## [REQUIRED WORK]
Repeat the material below word for word and leave out all pictures.
::: PROVIDED DATA
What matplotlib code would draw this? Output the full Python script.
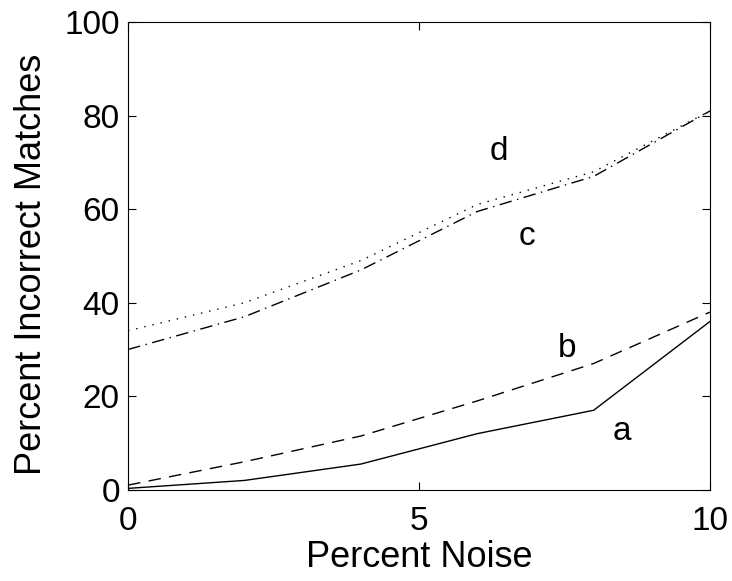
import numpy as np
import matplotlib.pyplot as plt

plt.rcParams['font.family'] = ['Liberation Sans', 'DejaVu Sans']

# Datos
noise = [0, 2, 4, 6, 8, 10]
curve_a = [0.3, 2, 5.5, 12, 17, 36]
curve_b = [1, 6, 11.5, 19, 27, 38]
curve_c = [30, 37, 47, 59.5, 67, 81]
curve_d = [34, 40, 49, 61, 68, 81]

fig = plt.figure(figsize=(7.32, 5.81), dpi=100)
ax = fig.add_axes([0.175, 0.157, 0.795, 0.805])

ax.plot(noise, curve_a, '-', color='black', linewidth=1)
ax.plot(noise, curve_b, '--', color='black', linewidth=1, dashes=(9, 6))
ax.plot(noise, curve_c, '-.', color='black', linewidth=1, dashes=(9, 4, 1, 4))
ax.plot(noise, curve_d, ':', color='black', linewidth=1, dashes=(1, 5))

# Etiquetas de las curvas
ax.text(8.32, 10.7, 'a', fontsize=24)
ax.text(7.39, 28.4, 'b', fontsize=24)
ax.text(6.71, 52.3, 'c', fontsize=24)
ax.text(6.22, 70.5, 'd', fontsize=24)

ax.set_xlim(0, 10)
ax.set_ylim(0, 100)
ax.set_xticks([0, 5, 10])
ax.set_yticks([0, 20, 40, 60, 80, 100])
ax.tick_params(direction='in', top=True, right=True, labelsize=24, length=6)
ax.tick_params(axis='x', pad=12)
ax.tick_params(axis='y', pad=6)
ax.set_xlabel('Percent Noise', fontsize=26, labelpad=2)
ax.set_ylabel('Percent Incorrect Matches', fontsize=26, labelpad=11)
ax.yaxis.label.set_y(0.483)

plt.savefig('out.png', dpi=100)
::::::
## [EXERCISE RESPONSE]
What matplotlib code would draw this? Output the full Python script.
import numpy as np
import matplotlib.pyplot as plt

plt.rcParams['font.family'] = ['Liberation Sans', 'DejaVu Sans']

# Datos
noise = [0, 2, 4, 6, 8, 10]
curve_a = [0.3, 2, 5.5, 12, 17, 36]
curve_b = [1, 6, 11.5, 19, 27, 38]
curve_c = [30, 37, 47, 59.5, 67, 81]
curve_d = [34, 40, 49, 61, 68, 81]

fig = plt.figure(figsize=(7.32, 5.81), dpi=100)
ax = fig.add_axes([0.175, 0.157, 0.795, 0.805])

ax.plot(noise, curve_a, '-', color='black', linewidth=1)
ax.plot(noise, curve_b, '--', color='black', linewidth=1, dashes=(9, 6))
ax.plot(noise, curve_c, '-.', color='black', linewidth=1, dashes=(9, 4, 1, 4))
ax.plot(noise, curve_d, ':', color='black', linewidth=1, dashes=(1, 5))

# Etiquetas de las curvas
ax.text(8.32, 10.7, 'a', fontsize=24)
ax.text(7.39, 28.4, 'b', fontsize=24)
ax.text(6.71, 52.3, 'c', fontsize=24)
ax.text(6.22, 70.5, 'd', fontsize=24)

ax.set_xlim(0, 10)
ax.set_ylim(0, 100)
ax.set_xticks([0, 5, 10])
ax.set_yticks([0, 20, 40, 60, 80, 100])
ax.tick_params(direction='in', top=True, right=True, labelsize=24, length=6)
ax.tick_params(axis='x', pad=12)
ax.tick_params(axis='y', pad=6)
ax.set_xlabel('Percent Noise', fontsize=26, labelpad=2)
ax.set_ylabel('Percent Incorrect Matches', fontsize=26, labelpad=11)
ax.yaxis.label.set_y(0.483)

plt.savefig('out.png', dpi=100)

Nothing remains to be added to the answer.